*GOAL*
Exactly the lines from the start of the data through the line containing "import plotly.graph_objects as go" should be output, with both ends kept and nothing added.

*SUPPLIED MATERIAL*

__________

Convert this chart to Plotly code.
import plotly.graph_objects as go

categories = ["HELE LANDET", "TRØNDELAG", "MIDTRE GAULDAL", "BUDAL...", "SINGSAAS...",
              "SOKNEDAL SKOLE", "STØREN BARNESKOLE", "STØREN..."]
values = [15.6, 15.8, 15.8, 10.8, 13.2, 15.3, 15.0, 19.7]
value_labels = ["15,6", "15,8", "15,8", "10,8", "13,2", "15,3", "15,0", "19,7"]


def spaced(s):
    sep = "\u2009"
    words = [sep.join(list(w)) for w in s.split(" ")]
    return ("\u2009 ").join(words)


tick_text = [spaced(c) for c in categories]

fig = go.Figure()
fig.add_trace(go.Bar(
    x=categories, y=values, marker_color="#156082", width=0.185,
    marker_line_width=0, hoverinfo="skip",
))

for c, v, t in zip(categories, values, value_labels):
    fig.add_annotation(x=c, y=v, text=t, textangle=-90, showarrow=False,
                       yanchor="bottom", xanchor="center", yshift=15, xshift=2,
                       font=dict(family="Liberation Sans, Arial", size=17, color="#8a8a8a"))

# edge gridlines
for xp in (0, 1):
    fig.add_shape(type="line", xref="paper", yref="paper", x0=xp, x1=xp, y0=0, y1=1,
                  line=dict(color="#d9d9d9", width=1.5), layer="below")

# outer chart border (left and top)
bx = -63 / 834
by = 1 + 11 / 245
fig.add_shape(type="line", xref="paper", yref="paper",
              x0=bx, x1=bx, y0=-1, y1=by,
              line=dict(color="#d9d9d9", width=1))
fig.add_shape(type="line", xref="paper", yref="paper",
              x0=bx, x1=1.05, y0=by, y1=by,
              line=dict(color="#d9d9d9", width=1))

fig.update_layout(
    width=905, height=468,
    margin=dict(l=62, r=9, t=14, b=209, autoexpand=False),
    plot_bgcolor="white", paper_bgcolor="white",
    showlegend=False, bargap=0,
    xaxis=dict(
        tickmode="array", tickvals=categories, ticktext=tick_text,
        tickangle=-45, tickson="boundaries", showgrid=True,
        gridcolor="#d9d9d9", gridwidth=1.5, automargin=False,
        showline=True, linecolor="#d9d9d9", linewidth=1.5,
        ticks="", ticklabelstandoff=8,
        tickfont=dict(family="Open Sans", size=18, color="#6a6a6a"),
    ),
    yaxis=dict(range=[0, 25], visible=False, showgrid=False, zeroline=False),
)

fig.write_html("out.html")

__________

*ANSWER BELOW*
Convert this chart to Plotly code.
import plotly.graph_objects as go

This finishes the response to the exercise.